Welcome to another edition of Rez Notes where our quest is to answer that age-old question, “What the hell is goin’ on?” Yes, our spies have been working overtime and keeping their eyes and ears alert for all the weird goings on the world over. We begin.
WASKAGANISH- Be afraid, be very afraid, say extremely reliable sources. The legendary “sea monster,” Loobitsh, the Cree equivalent of which is Wasky, was seen surfacing in a river not far from the community. As is always the case in many sightings, the witnesses didn’t have cameras. More on this story as it unfolds. In other news, two young men came upon a polar bear carcass while on a canoe trip. When they returned later for the pelt the bear was gone and the guys, no doubt, were taught a valuable lesson on procrastination. More on that much later.
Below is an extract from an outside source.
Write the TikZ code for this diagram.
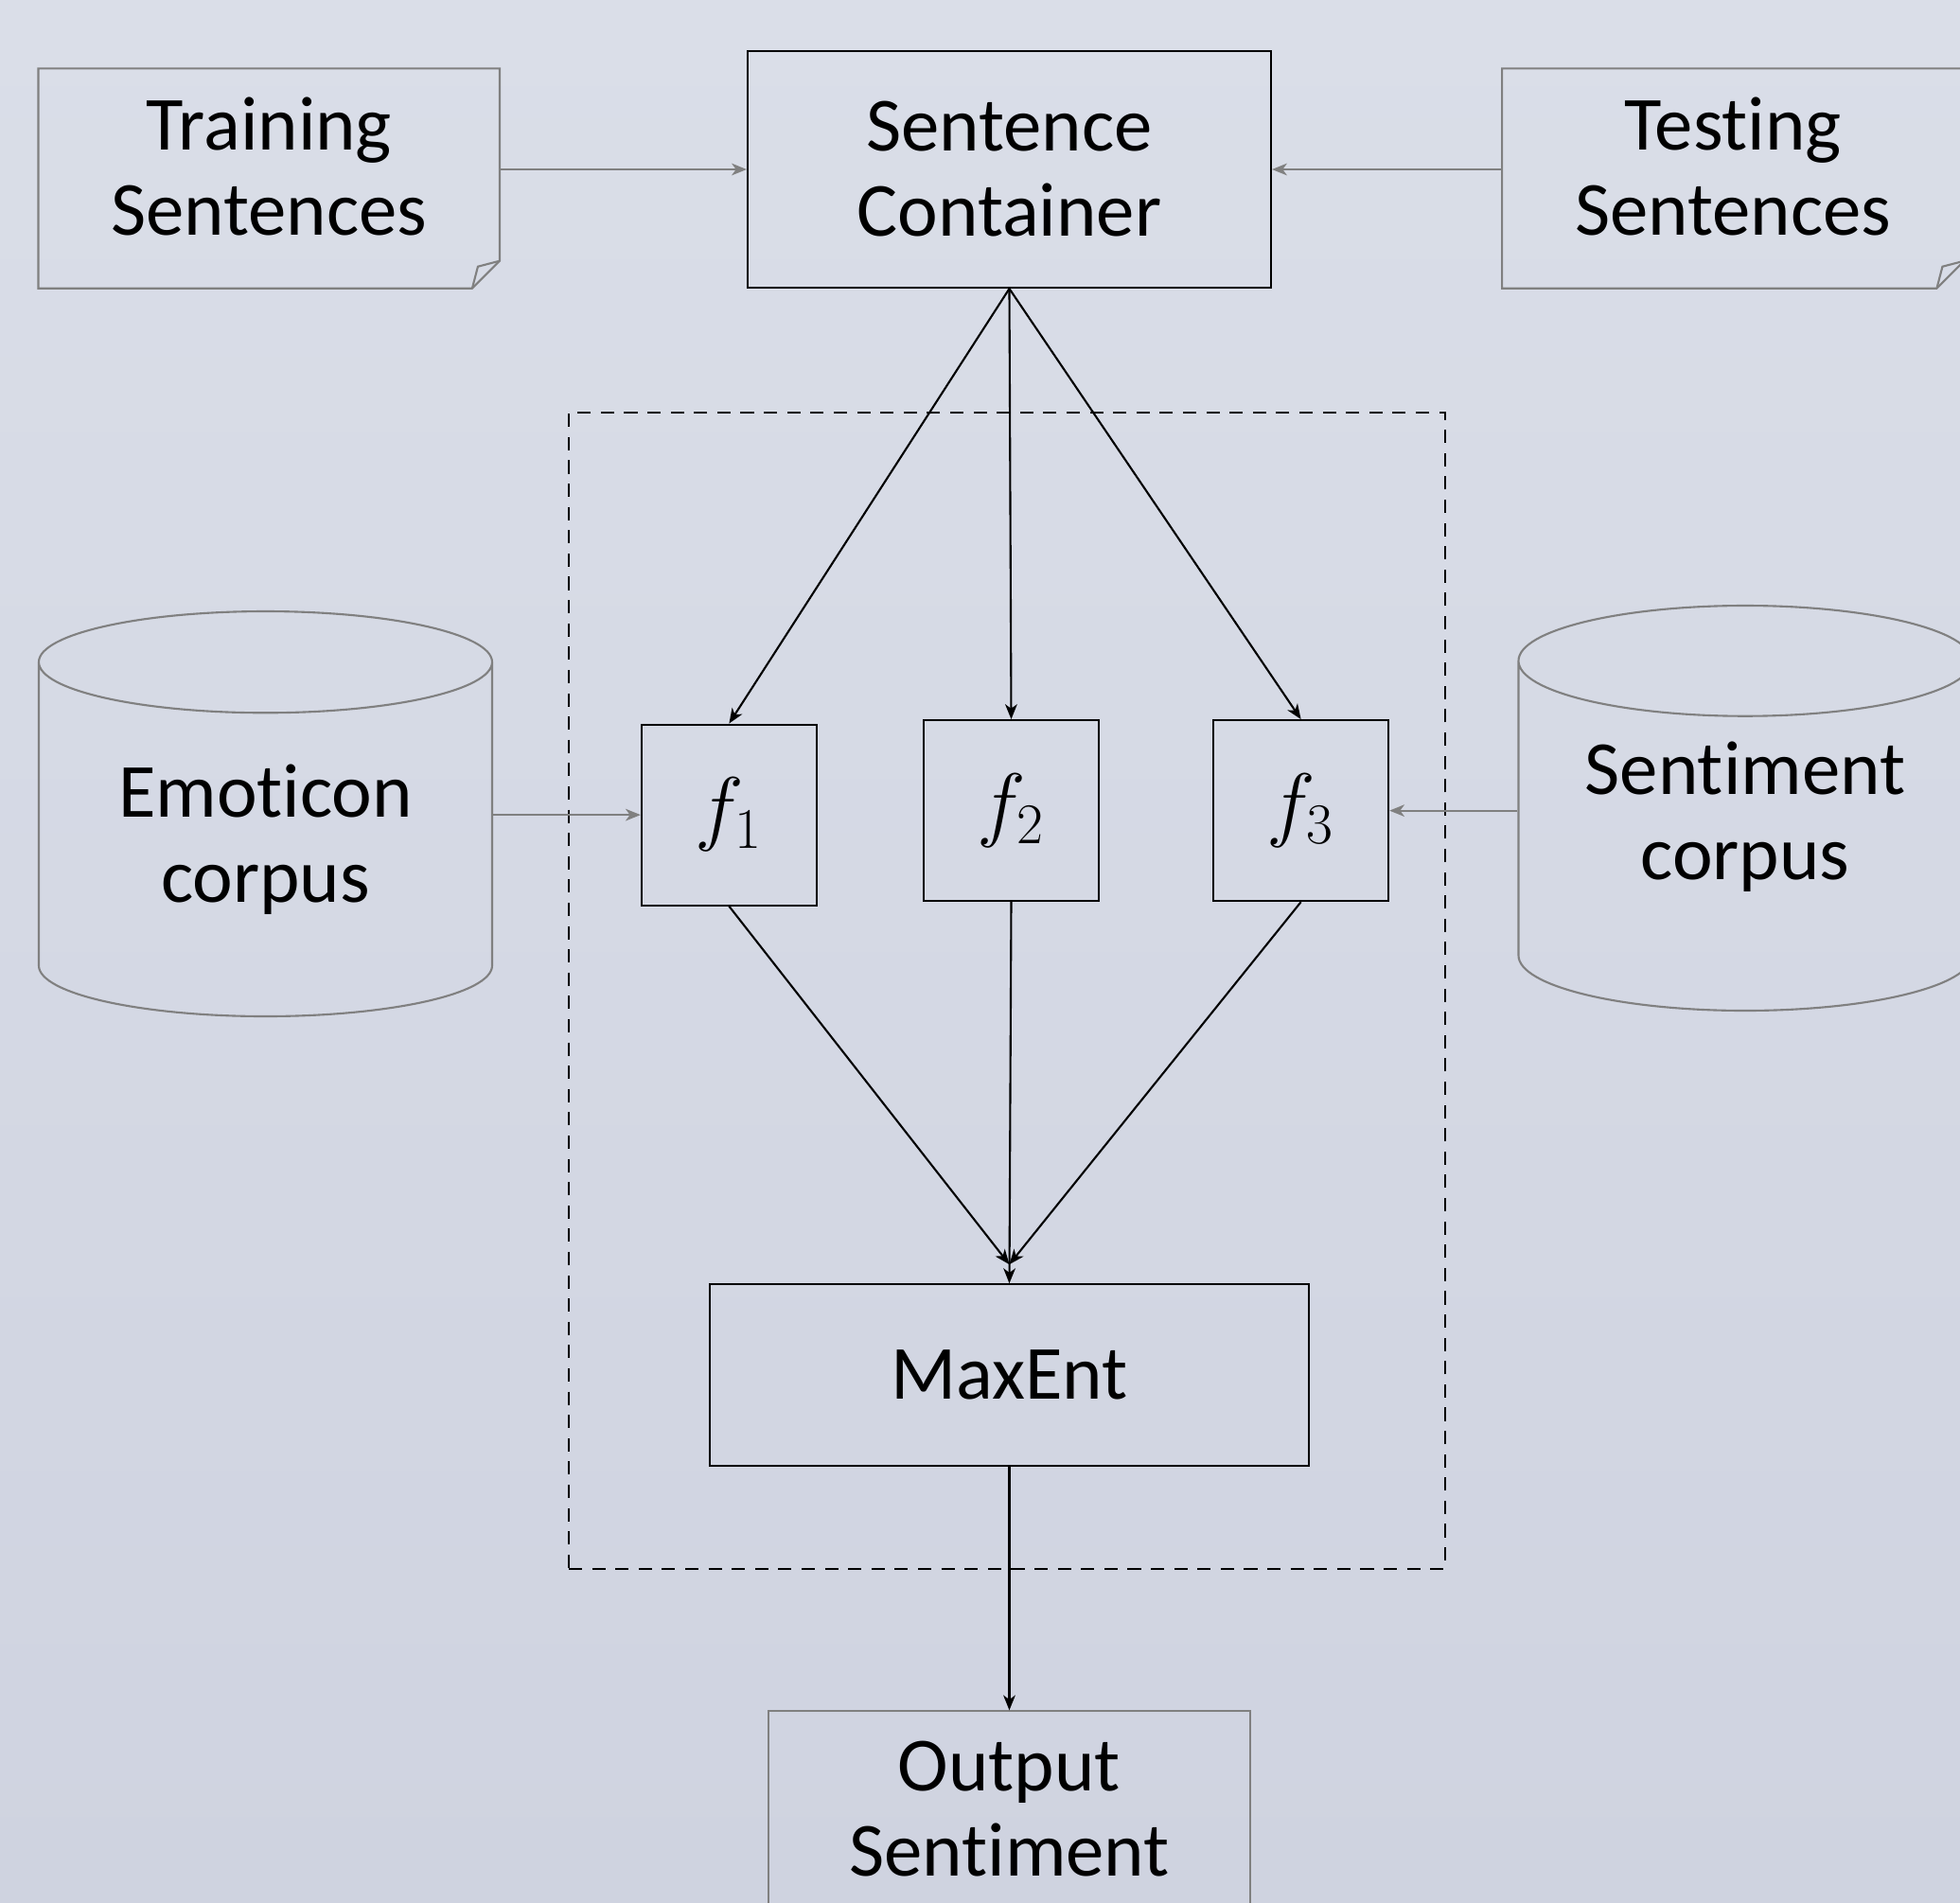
\documentclass[tikz,border=0pt]{standalone}
\usepackage{fontspec}
\setmainfont{Carlito}[Ligatures=NoCommon]
\usetikzlibrary{positioning, arrows.meta, fit, shapes.geometric}
\definecolor{bgtop}{RGB}{218,222,232}
\definecolor{bgbottom}{RGB}{207,211,224}
\definecolor{edge}{RGB}{128,128,128}
\tikzset{
  stage/.style={ % black boxes of the classifier
    rectangle, draw, line width=0.6pt,
    align=center, inner sep=0pt,
    font=\fontsize{23}{25.6}\selectfont
  },
  feat/.style={ % feature boxes
    stage,
    minimum width=1.85cm, minimum height=1.91cm,
    font=\fontsize{25}{28}\selectfont
  },
  doc/.style={ % sheet boxes, outline drawn by hand
    rectangle, inner sep=0pt, align=center,
    minimum width=4.86cm, minimum height=2.31cm,
    text depth=0.26cm,
    font=\fontsize{23}{25.6}\selectfont
  },
  docline/.style={draw=edge, line width=0.6pt},
  store/.style={ % corpus cylinders
    cylinder, shape border rotate=90, draw=edge, line width=0.6pt,
    aspect=0.345, minimum width=4.79cm, minimum height=4.28cm,
    align=center, inner sep=0pt, anchor=shape center,
    font=\fontsize{23}{25.6}\selectfont
  },
  frame/.style={draw, dash pattern=on 4pt off 3pt, line width=0.6pt, inner sep=0pt},
  conn/.style={ % black connections
    -{Stealth[length=4.5pt, width=3.6pt, inset=1.3pt]},
    line width=0.6pt,
  },
  feed/.style={conn, draw=edge}, % grey inputs
}

\begin{document}
\begin{tikzpicture}
	\useasboundingbox (0,0) rectangle (20.71,-20.11);
	\clip (0,0) rectangle (20.71,-20.11);
	\shade[top color=bgtop, bottom color=bgbottom] (0,0) rectangle (20.71,-20.11);
	% classifier frame
	\node[frame, fit={(6.01,-4.36) (15.27,-16.58)}] (clsbox) {};
	% sentences
	\node[stage, minimum width=5.53cm, minimum height=2.50cm] (cont) at (10.665,-1.79) {Sentence\\Container};
	\node[doc, left=2.61cm of cont, yshift=-0.095cm] (train) {Training\\Sentences};
	\node[doc, right=2.43cm of cont, yshift=-0.095cm, minimum width=4.87cm] (test) {Testing\\Sentences};
	\draw[docline] (train.north west) -- (train.north east) -- ([yshift=0.29cm]train.south east) -- ([xshift=-0.29cm]train.south east) -- (train.south west) -- cycle;
	\draw[docline] ([yshift=0.29cm]train.south east) -- ([xshift=-0.23cm,yshift=0.23cm]train.south east) -- ([xshift=-0.29cm]train.south east);
	\draw[docline] (test.north west) -- (test.north east) -- ([yshift=0.29cm]test.south east) -- ([xshift=-0.29cm]test.south east) -- (test.south west) -- cycle;
	\draw[docline] ([yshift=0.29cm]test.south east) -- ([xshift=-0.23cm,yshift=0.23cm]test.south east) -- ([xshift=-0.29cm]test.south east);
	\draw[feed] (train.east |- cont.west) -- (cont.west);
	\draw[feed] (test.west |- cont.east) -- (cont.east);
	% features
	\node[feat, below=4.55cm of cont, xshift=0.02cm] (f2) {$f_2$};
	\node[feat, left=1.11cm of f2, yshift=-0.045cm] (f1) {$f_1$};
	\node[feat, right=1.19cm of f2] (f3) {$f_3$};
	\foreach \f in {f1,f2,f3}
		\draw[conn] (cont.south) -- (\f.north);
	% corpora
	\node[store] (emo) at (2.805,-8.60) {Emoticon\\corpus};
	\node[store, text depth=0.55cm] (senti) at (18.44,-8.54) {Sentiment\\corpus};
	\draw[feed] (f1.west -| emo.east) -- (f1.west);
	\draw[feed] (f3.east -| senti.west) -- (f3.east);
	% classifier and output
	\node[stage, minimum width=6.33cm, minimum height=1.92cm, below=4.03cm of f2, xshift=-0.02cm] (maxent) {MaxEnt};
	\node[doc, draw=edge, line width=0.6pt, minimum width=5.09cm, below=2.57cm of maxent] (out) {Output\\Sentiment};
	\draw[conn] (f1.south) -- ([yshift=0.2cm]maxent.north);
	\draw[conn] (f3.south) -- ([yshift=0.2cm]maxent.north);
	\draw[conn] (f2.south) -- (maxent.north);
	\draw[conn] (maxent) -- (out);
\end{tikzpicture}
\end{document}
CHISASIBI-Thanksgiving weekend saw fierce, hardhitting badminton competition with Lise Lacaille winning in the Women’s Division. The Men’s title went to Yves Lacroix. In the doubles category, prizes went to, again, Lise Lacaille and her partner, Benoit Strasbourg. They were awarded new rackets and rollerblades. There’s an idea. Roller badminton. People are also all a titter about the upcoming Susan Aglukark gig and the Special General Assembly, both taking place around the same time. One hundred Cree Nation reps are expected. But that’s not all. There’s the monster bingo on the 19th where they’re letting a whole bunch of prize money go for the final jackpot EASTMAIN- Visitors to Eastmain be warned. There is a limit to the amount of alcohol you can bring in with you. It is: no more than one case of 24 bottles of beer or one 1.14-litre bottle of liquor or 4 litres of wine per person. These amounts cannot be combined, as if anybody would want to combine beer and wine. Anything over the limit will be seized and, here’s the interesting part, returned at a later date.
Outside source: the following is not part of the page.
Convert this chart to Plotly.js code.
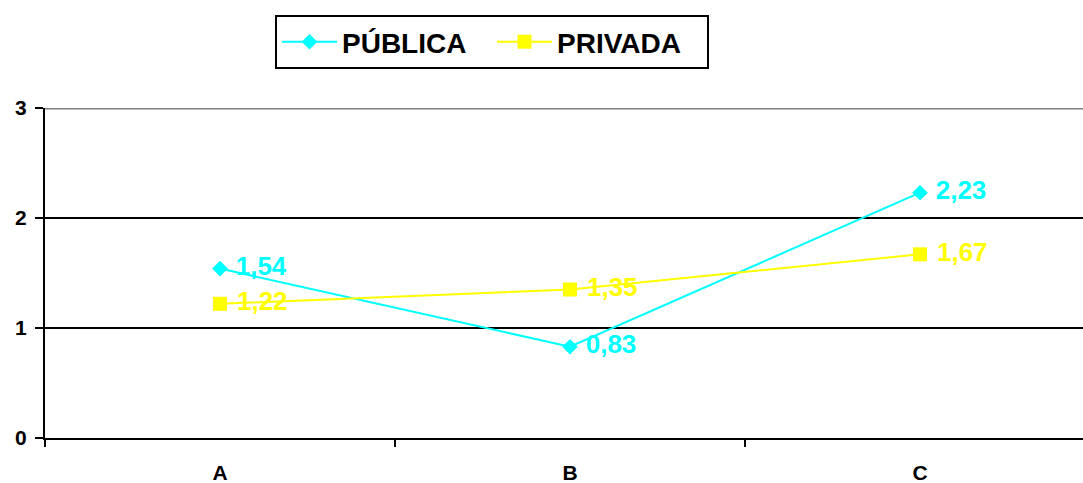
<!DOCTYPE html>
<html>
<head>
<meta charset="utf-8">
<script src="https://cdn.plot.ly/plotly-3.0.1.min.js"></script>
<style>html,body{margin:0;padding:0;background:#fff;}#chart{width:1083px;height:483px;}</style>
</head>
<body>
<div id="chart"></div>
<script>
const categories = ["A", "B", "C"];
const publica = [1.54, 0.83, 2.23];
const privada = [1.22, 1.35, 1.67];
const seriesNames = ["PÚBLICA", "PRIVADA"];
const yTicks = [0, 1, 2, 3];

const FONT = "Liberation Sans, Arial, sans-serif";

const traces = [
  {
    x: categories, y: publica, name: seriesNames[0], type: "scatter", mode: "lines+markers+text",
    line: {color: "#00FFFF", width: 2},
    marker: {symbol: "diamond", size: 12, color: "#00FFFF"},
    texttemplate: " %{y:.2f}", textposition: "middle right",
    textfont: {family: FONT, size: 26, color: "#00FFFF", weight: "bold"},
    cliponaxis: false
  },
  {
    x: categories, y: privada, name: seriesNames[1], type: "scatter", mode: "lines+markers+text",
    line: {color: "#FFFF00", width: 2},
    marker: {symbol: "square", size: 14, color: "#FFFF00"},
    texttemplate: " %{y:.2f}", textposition: "middle right",
    textfont: {family: FONT, size: 26, color: "#FFFF00", weight: "bold"},
    cliponaxis: false
  }
];

const layout = {
  width: 1083, height: 483,
  margin: {l: 45, r: 0, t: 108, b: 45},
  paper_bgcolor: "#fff", plot_bgcolor: "#fff",
  separators: ",.",
  font: {family: FONT, color: "#000"},
  showlegend: true,
  legend: {
    orientation: "h", x: (275 - 45) / 1038, y: (438 - 15) / 330, xanchor: "left", yanchor: "top",
    bordercolor: "#000", borderwidth: 2, bgcolor: "#fff",
    font: {family: FONT, size: 28, color: "#000", weight: "bold"},
    itemwidth: 55, entrywidth: 145, entrywidthmode: "pixels", traceorder: "normal"
  },
  xaxis: {
    type: "category", range: [-0.5, 2.4657],
    tickson: "boundaries", ticks: "outside", ticklen: 7, tickwidth: 2, tickcolor: "#000",
    showgrid: false, showline: true, linecolor: "#000", linewidth: 2,
    zeroline: false, ticklabelstandoff: 15,
    tickfont: {family: FONT, size: 21, color: "#000", weight: "bold"}
  },
  yaxis: {
    range: [0, 3], tickvals: yTicks, ticktext: yTicks.map(String),
    ticks: "outside", ticklen: 8, tickwidth: 2, tickcolor: "#000",
    showline: true, linecolor: "#000", linewidth: 2,
    showgrid: true, gridcolor: "#000", gridwidth: 2, zeroline: false,
    ticklabelstandoff: 4,
    tickfont: {family: FONT, size: 21, color: "#000", weight: "bold"}
  },
  shapes: [
    {type: "line", xref: "paper", yref: "y", x0: 0, x1: 1, y0: 3, y1: 3,
     line: {color: "#808080", width: 3}, layer: "above"}
  ]
};

Plotly.newPlot("chart", traces, layout, {displayModeBar: false, staticPlot: true});
</script>
</body>
</html>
NEMASKA- Residents are to be treated to what we hope will be dazzling displays of oratory when Nemaska gathers to listen to youth opinion on Canada-Quebec relations…
OUJE-BOUGOUMOU- Practically everyone in town made the long journey to the Big Apple, to accept their UN award we’ve been hearing so much about, on the week of September 20-25. While in the city they were treated to limo tours of the city and of course spent all of their money in Manhattan’s shops. Along for the festivities were the Chief, community Elders and Eastmain’s native son, Ted Moses.
MONTREAL- It’s just a rumour right now but the prehistoric Rolling Stones might be in town again this winter in support of a new acoustic album. An even wilder version of the story is that they’ll be playing at the Forum!!! Call your friendly neighbourhood scalpers ASAP ELSEWHERE- A Philadelphia man saved a 17-month-old’s life by catching him in his arms when he fell out of a three story window.
La La Land- OJ walked.
TV- Did you catch the “alien autopsy” on TV a few nights ago? Believers claim the film was shot on and smuggled out of an Air Force base in the late 40’s after a “disc” crashlanded in a desert near the town of Roswell in the southern U.S. A whole cult of “Roswellians” has sprung up and are petitioning the people in charge of matters such as these to declassify all files on the mess. Check out UFO Weekly for “unofficial” details.